On July 21, 2021, the Cherokee Nation Attorney General's office charged losing candidate Bobby Slover with "unlawfully and knowingly" accepting a $1,000 donation from the corporation Action Floors LLC. Cherokee Nation election law states that donations may only be made by "individual natural persons". On August 2, 2021, the Cherokee Nation Election Commission fined Slover $3,000 and disqualified him from the race.

==Legal challenges==

On February 1, 2021, candidate Robin Mayes filed a legal challenge to disqualify Marilyn Vann from the election on the basis she did not meet the Cherokee "by blood" requirement to hold office in the Cherokee Constitution. Mayes argued that freedmen, the descendants of slaves owned by Cherokee citizens, were ineligible from holding office in the Cherokee Nation. On February 21, 2021, the Cherokee Nation Supreme Court ruled that the "by blood" language in Cherokee law is void and should be removed in line with Cherokee Nation v. Nash. Vann remained on the ballot.

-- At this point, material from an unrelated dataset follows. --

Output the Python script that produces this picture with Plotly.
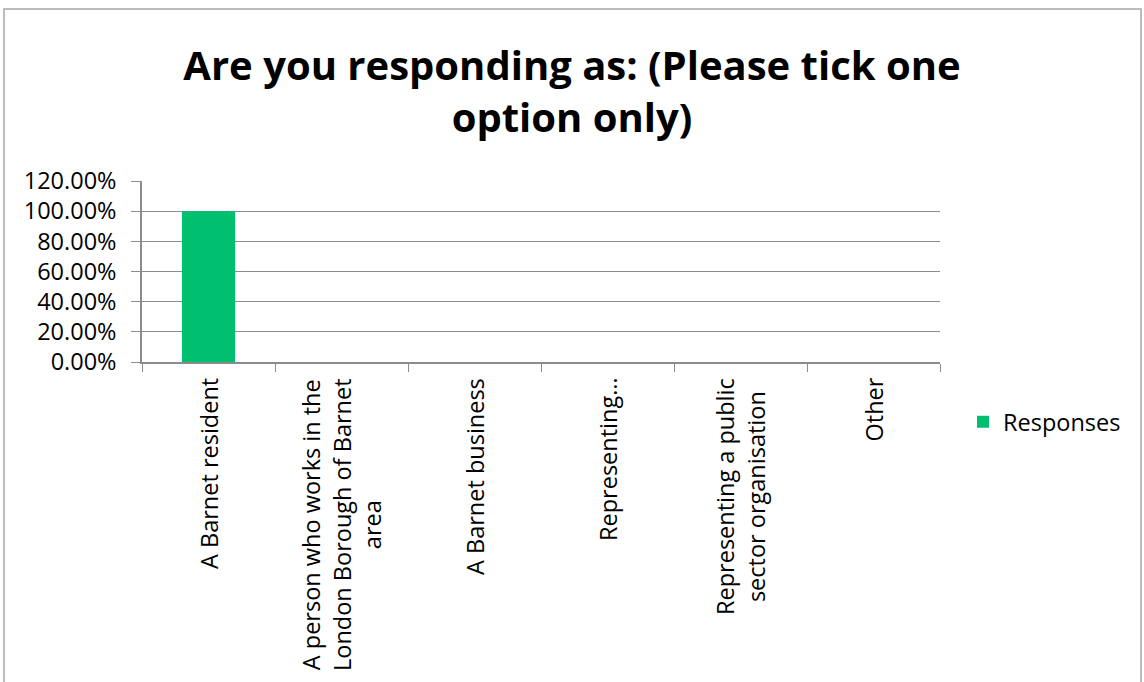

On June 14, 2021, candidate Robin Mayes filed a legal challenge to the June 5th election and requested a new election. Mayes argued that the Cherokee Nation Supreme Court's striking of "by blood" requirements for office should "void" the election. The complaint was dismissed by the Cherokee Nation Supreme Court and described as a "frivolous action".

On August 3, 2021, the Cherokee Nation Supreme Court rejected petitions for recounts of the run-off elections in districts 2 and 7.

On August 8, 2021, the Cherokee Nation Supreme Court rejected a complaint alleging voter fraud in District 7 as "frivolous and dismissed with prejudice for failure to state a claim upon which relief can be granted."